UK retail giant J Sainsbury has been running a similar campaign for many years, and one example in particular highlights the importance of small suggestions in making a difference. An employee noted that when the company ran a campaign selling mangoes at a discount, the packaging they came in only accommodated five mangoes. By repackaging the fruit into boxes of six, the company was able to save around £60,000 during the life of the campaign.
Continuous improvement through consistency
While one-off suggestions are all helpful, continuous improvement over a sustained period of time is essential. There are many examples – not least the “quality miracle” that Japanese industry first experienced during the 1970s. Here, a combination of mobilizing employees to contribute small suggestions – Kaizen – and a rigorous focus on quality significantly reduced defect rates from being measured in percentages to parts per million.Similar stories relate to areas like plant maintenance and machine availability, or the relentless drive to reduce the time taken to set up large pieces of equipment like body presses in the car industry. A campaign spread over many years led to this time coming down from days to hours and eventually to single minutes – and the principle has been equally well applied in different fields, such as operating theatre set up and turnaround times at airports.
Continuous improvement through high involvement
Studies of creativity show that when you ask a group of people to work on a problem, you generate not only more ideas but also more variety – more potential avenues to explore for solutions.
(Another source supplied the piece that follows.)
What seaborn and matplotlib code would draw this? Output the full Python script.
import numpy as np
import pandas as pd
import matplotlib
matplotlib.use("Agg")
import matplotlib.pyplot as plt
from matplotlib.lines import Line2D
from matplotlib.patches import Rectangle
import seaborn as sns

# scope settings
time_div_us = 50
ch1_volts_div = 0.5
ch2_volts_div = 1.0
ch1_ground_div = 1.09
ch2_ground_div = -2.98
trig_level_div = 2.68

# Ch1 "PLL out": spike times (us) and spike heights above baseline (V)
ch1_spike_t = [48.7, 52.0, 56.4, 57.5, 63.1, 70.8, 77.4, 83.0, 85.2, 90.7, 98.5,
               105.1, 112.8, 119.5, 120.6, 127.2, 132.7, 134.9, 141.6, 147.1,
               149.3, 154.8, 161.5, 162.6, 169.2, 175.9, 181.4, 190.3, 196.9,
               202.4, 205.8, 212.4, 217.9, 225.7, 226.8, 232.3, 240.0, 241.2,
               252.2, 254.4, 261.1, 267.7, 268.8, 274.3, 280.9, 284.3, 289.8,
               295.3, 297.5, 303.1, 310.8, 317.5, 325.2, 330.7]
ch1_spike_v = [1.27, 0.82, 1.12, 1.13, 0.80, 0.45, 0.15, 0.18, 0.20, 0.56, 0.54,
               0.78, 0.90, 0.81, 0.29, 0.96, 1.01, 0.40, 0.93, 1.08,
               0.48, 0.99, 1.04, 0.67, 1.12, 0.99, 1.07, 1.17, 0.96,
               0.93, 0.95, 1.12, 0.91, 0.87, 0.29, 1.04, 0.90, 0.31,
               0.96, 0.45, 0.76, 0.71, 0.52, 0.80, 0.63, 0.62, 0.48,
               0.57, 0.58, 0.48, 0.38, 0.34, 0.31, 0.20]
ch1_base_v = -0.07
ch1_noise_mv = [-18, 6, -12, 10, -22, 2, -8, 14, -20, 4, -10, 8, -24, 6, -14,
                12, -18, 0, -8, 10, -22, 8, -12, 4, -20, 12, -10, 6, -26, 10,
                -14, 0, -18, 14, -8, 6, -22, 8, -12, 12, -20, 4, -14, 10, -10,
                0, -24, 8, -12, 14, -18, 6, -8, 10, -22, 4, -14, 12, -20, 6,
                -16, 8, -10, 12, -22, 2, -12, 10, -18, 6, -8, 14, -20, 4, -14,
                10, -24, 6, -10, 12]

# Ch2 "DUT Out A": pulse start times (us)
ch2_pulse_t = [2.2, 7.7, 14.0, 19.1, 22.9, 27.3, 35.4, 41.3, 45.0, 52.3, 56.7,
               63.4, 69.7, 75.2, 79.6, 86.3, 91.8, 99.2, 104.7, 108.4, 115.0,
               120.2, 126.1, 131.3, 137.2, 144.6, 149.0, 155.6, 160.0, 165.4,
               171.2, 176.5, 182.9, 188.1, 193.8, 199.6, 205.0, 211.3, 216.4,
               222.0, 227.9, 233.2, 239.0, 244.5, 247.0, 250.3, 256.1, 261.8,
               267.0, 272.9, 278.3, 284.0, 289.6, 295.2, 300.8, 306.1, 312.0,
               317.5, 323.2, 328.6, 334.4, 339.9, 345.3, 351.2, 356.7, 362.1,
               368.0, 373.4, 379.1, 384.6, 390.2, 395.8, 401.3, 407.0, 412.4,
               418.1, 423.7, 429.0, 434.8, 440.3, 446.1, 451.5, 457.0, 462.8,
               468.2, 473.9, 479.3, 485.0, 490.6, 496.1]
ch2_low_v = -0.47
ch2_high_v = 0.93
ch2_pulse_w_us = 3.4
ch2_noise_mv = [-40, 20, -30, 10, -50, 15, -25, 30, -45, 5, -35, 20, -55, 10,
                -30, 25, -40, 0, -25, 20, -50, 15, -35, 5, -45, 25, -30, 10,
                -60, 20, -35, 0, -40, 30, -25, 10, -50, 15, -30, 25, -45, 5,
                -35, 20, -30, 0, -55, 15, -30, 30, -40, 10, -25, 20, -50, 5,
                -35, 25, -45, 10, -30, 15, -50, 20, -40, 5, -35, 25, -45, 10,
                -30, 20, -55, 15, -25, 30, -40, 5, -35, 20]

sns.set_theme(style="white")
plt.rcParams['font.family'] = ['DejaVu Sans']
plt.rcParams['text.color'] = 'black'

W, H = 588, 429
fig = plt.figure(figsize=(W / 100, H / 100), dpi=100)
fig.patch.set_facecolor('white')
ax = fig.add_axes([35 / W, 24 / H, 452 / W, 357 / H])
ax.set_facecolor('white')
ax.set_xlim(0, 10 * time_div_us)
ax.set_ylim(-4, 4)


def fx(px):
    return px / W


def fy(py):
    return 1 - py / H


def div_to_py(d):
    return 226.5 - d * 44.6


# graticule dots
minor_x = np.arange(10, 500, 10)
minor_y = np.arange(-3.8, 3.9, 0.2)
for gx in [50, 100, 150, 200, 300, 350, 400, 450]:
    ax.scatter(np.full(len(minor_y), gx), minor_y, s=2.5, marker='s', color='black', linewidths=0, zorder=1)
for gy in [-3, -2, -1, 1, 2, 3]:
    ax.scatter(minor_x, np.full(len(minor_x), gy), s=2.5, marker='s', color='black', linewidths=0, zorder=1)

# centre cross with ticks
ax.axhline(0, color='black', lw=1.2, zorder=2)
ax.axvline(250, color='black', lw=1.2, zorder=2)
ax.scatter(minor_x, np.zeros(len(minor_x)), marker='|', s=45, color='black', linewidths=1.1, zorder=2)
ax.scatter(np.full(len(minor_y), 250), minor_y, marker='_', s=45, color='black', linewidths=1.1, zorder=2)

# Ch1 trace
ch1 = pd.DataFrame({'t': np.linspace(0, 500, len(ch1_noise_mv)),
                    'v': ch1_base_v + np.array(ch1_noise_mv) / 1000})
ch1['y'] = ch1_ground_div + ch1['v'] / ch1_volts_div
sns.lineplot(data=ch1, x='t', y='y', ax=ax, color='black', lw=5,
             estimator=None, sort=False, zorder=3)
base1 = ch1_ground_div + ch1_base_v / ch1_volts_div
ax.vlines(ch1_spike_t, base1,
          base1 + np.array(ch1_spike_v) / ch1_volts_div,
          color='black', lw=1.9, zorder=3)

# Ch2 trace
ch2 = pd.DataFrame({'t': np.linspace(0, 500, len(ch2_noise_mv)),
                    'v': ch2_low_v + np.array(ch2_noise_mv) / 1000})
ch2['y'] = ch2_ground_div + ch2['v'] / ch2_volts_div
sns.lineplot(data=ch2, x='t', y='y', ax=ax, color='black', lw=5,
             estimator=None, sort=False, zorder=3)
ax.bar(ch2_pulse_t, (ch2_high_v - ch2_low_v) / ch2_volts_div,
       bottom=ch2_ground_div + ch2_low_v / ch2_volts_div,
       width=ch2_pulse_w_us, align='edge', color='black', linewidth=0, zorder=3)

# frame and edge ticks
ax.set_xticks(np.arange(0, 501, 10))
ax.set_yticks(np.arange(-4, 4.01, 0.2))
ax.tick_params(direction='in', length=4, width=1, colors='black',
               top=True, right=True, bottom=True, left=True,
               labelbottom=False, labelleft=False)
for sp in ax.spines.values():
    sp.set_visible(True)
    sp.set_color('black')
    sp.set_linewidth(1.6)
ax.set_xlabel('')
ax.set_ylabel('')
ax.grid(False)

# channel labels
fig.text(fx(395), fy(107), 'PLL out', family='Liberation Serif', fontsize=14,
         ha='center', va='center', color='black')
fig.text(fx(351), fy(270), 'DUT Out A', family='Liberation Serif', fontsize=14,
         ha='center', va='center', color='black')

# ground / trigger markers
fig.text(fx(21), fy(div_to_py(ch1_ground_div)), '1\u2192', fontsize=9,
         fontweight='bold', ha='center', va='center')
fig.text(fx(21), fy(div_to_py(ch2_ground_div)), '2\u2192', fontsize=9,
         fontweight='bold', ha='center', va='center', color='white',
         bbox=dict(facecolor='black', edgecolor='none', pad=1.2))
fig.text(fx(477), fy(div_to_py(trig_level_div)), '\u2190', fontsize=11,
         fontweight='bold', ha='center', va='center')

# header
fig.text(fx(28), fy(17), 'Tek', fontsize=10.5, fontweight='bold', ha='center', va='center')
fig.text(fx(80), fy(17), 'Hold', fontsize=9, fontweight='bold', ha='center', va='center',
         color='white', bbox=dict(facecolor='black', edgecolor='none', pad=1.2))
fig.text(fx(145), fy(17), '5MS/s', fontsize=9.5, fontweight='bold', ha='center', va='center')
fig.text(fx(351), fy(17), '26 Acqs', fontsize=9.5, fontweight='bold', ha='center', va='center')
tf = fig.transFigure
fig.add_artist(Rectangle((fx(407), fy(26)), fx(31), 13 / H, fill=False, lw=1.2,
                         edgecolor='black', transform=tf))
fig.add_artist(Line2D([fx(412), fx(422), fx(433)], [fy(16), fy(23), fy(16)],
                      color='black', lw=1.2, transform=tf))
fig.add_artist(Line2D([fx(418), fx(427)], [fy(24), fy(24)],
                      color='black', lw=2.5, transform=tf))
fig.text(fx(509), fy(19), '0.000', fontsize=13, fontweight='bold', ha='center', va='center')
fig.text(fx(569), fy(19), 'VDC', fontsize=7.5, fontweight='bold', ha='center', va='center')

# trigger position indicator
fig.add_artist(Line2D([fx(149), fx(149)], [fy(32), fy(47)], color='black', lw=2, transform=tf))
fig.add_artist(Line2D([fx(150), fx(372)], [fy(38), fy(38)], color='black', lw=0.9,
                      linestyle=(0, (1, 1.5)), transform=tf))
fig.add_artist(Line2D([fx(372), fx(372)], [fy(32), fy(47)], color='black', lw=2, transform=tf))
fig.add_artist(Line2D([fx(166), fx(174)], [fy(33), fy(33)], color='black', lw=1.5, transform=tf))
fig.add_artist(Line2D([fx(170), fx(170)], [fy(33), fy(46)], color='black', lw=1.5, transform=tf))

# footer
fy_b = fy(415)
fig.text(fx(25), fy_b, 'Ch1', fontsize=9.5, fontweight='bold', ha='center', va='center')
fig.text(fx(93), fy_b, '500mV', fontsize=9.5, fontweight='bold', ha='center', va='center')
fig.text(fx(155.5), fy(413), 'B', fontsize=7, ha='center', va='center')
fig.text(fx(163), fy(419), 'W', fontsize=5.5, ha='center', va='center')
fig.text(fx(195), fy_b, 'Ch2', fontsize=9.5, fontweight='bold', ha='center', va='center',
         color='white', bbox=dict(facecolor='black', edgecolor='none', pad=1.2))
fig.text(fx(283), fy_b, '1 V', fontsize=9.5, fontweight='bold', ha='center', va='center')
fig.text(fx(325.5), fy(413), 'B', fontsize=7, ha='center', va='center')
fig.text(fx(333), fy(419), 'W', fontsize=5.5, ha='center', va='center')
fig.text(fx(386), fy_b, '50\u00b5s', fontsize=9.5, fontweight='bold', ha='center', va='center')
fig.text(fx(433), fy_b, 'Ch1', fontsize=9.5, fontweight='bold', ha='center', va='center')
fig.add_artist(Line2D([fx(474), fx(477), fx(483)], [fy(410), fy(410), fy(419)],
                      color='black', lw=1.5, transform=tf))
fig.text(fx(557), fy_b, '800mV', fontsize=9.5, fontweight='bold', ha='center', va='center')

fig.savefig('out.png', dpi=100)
In today’s era of crowdsourcing, we have the ability to spread the net widely when it comes to sourcing ideas. Organizations needs to consider the potential they have within their workforce – and ask whether or not they’re doing enough to tap into that rich well of potential innovation.
Continuous improvement through collaborative tools
Nowadays, the tools to enable collaborative incremental innovation are much more powerful than the simple suggestion box. Collaboration platforms can maximize the potential for team collaboration and crossover, idea enhancement, and knowledge capture. But they still depend on the same core principles as the suggestion box – a commitment to sustained incremental innovation as a way of gaining advantage and an enabling culture to engage employees as a key source of innovation.
Research on continuous improvement highlights a number of key essentials for achieving success:
- Continuous improvement (CI) should be seen as a core value – little improvements from everyone matter in an organization.
- Recognize and reward – this CI core value should be reinforced by relevant incentives (this is less about money than about being listened to, empowered, and enabled to contribute).
- Train and develop to support learning about how to be an effective continuous improvement innovator.
- Put in place a core process to enable continuous improvement to happen – including allowing time and space for it to operate.
- Utilize idea management systems to streamline idea generation and adoption.
- Leadership – encourage and enable entrepreneurial responsibility.
- Strategic direction – instigate a policy where bottom-up capability meets top-down clear direction about where and why improvements matter.
- Continuous improvement on continuous improvement – continuously review and update your CI approach.